Amazingly, it is through the efforts of the local Independent Party in Waterbury that Nader is even on the ballot in Connecticut. Independent Party chairman, Mike Telesca, met Nader in New Hampshire in 2004 at a meeting of independent political candidates. The Independent Party was fresh off a major victory after they had swept local Republicans out of office in Waterbury, gaining 8 elected seats.

This eventually got Nader’s attention, and during a rally the following year in Hartford, Nader saw Telesca in the crowd and said “Mike is doing amazing things in Waterbury. Come up here and tell us how you did it.”

Nader then walked off the stage and gave it to Mike Telesca. Earlier this year a Nader coordinator called Telesca to ask if the Independent Party would be interested in working with Nader to try and get the 7500 signatures needed to get him on the Connecticut ballot.

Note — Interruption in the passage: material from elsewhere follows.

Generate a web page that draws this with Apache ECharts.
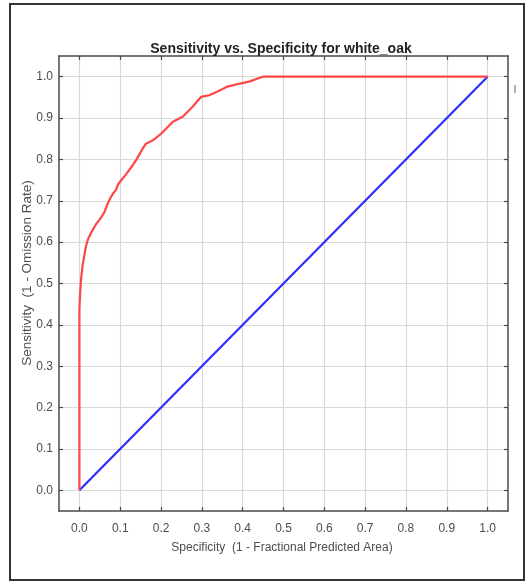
<!DOCTYPE html>
<html>
<head>
<meta charset="utf-8">
<script src="https://cdn.jsdelivr.net/npm/echarts@6/dist/echarts.min.js"></script>
<style>html,body{margin:0;padding:0;background:#fff}#c{width:527px;height:582px}</style>
</head>
<body>
<div id="c"></div>
<script>
const tickValues = [0, 0.1, 0.2, 0.3, 0.4, 0.5, 0.6, 0.7, 0.8, 0.9, 1.0];
const rocX = [0, 0, 0.002, 0.004, 0.008, 0.012, 0.016, 0.021, 0.03, 0.041, 0.05, 0.061, 0.068, 0.075, 0.082, 0.09, 0.095, 0.102, 0.115, 0.127, 0.14, 0.155, 0.163, 0.18, 0.2, 0.229, 0.253, 0.275, 0.298, 0.318, 0.34, 0.363, 0.396, 0.416, 0.449, 1.0];
const rocY = [0, 0.44, 0.48, 0.51, 0.545, 0.567, 0.59, 0.607, 0.625, 0.644, 0.655, 0.672, 0.69, 0.705, 0.717, 0.727, 0.74, 0.749, 0.765, 0.781, 0.80, 0.826, 0.838, 0.846, 0.862, 0.891, 0.903, 0.925, 0.951, 0.955, 0.965, 0.976, 0.984, 0.988, 1.0, 1.0];
const randomX = [0, 1];
const randomY = [0, 1];

const chart = echarts.init(document.getElementById('c'), null, {renderer: 'canvas'});
const axisColor = '#4a4a4a';
const FONT = 'Liberation Sans, Arial, sans-serif';
const labelFont = {color: '#4d4d4d', fontSize: 12, fontFamily: FONT};
function mkAxis(pos, showLabel, showSplit) {
  return {
    type: 'value', position: pos, min: -0.05, max: 1.05,
    axisLine: {show: true, onZero: false, lineStyle: {color: axisColor, width: 1.5}},
    axisTick: {show: true, inside: true, length: 4, customValues: tickValues, lineStyle: {color: axisColor, width: 1.2}},
    axisLabel: {show: showLabel, customValues: tickValues, formatter: v => v.toFixed(1), ...labelFont,
      margin: pos === 'bottom' ? 12 : 6},
    splitLine: {show: showSplit, lineStyle: {color: '#d9d9d9', width: 1.2}}
  };
}
chart.setOption({
  animation: false,
  backgroundColor: '#fff',
  grid: {left: 59, right: 19, top: 56, bottom: 71},
  title: {
    text: 'Sensitivity vs. Specificity for white_oak',
    left: 276, top: 37, textAlign: 'center',
    textStyle: {fontSize: 14, fontWeight: 'bold', color: '#222', fontFamily: FONT}
  },
  xAxis: [mkAxis('bottom', true, true), mkAxis('top', false, false)],
  yAxis: [mkAxis('left', true, true), mkAxis('right', false, false)],
  graphic: [
    {type: 'rect', shape: {x: 10, y: 4, width: 514, height: 576}, style: {fill: 'none', stroke: '#333', lineWidth: 2}, z: 100},
    {type: 'line', shape: {x1: 515, y1: 85, x2: 515, y2: 93}, style: {stroke: '#999', lineWidth: 1.5}},
    {type: 'text', x: 282, y: 548, style: {text: 'Specificity  (1 - Fractional Predicted Area)', fill: '#4d4d4d', fontSize: 12, fontFamily: FONT, textAlign: 'center', textVerticalAlign: 'middle'}},
    {type: 'text', x: 27, y: 273, rotation: Math.PI / 2, style: {text: 'Sensitivity  (1 - Omission Rate)', fill: '#4d4d4d', fontSize: 13.5, fontFamily: FONT, textAlign: 'center', textVerticalAlign: 'middle'}}
  ],
  series: [
    {type: 'line', xAxisIndex: 0, yAxisIndex: 0, showSymbol: false, data: randomX.map((x, i) => [x, randomY[i]]),
      lineStyle: {color: '#2d2dff', width: 2.2}, z: 3},
    {type: 'line', xAxisIndex: 0, yAxisIndex: 0, showSymbol: false, data: rocX.map((x, i) => [x, rocY[i]]),
      lineStyle: {color: '#ff4646', width: 2.2}, z: 4}
  ]
});
</script>
</body>
</html>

“I was thrilled,” Telesca said. “ And I promised our support.”

Then Telesca and a group of highly motivated volunteers went out and gathered more than 15,000 signatures to insure Nader was on the ballot. Incredibly, Nader is running on the Independent Party ticket, and is using local party headquarters as his state headquarters. The Independent Party started in 2001 in Waterbury and now has candidates for office in Naugatuck, Winsted, Newtown, Norwalk and Milford. And now the Independent Party has Ralph Nader at the top of their ticket.

Although it’s clear that Ralph is never going to be invited to any presidential debate, his mere presence in the 2008 race is a benefit to all Americans. His tenacious pursuit of democracy is not only inspiring, it’s heroic. By hurling his body against the corporate wall of politics Ralph Nader has created a crack in the fortress, an opening for the rest of us - if we ever wake up - to march through and reclaim our democracy.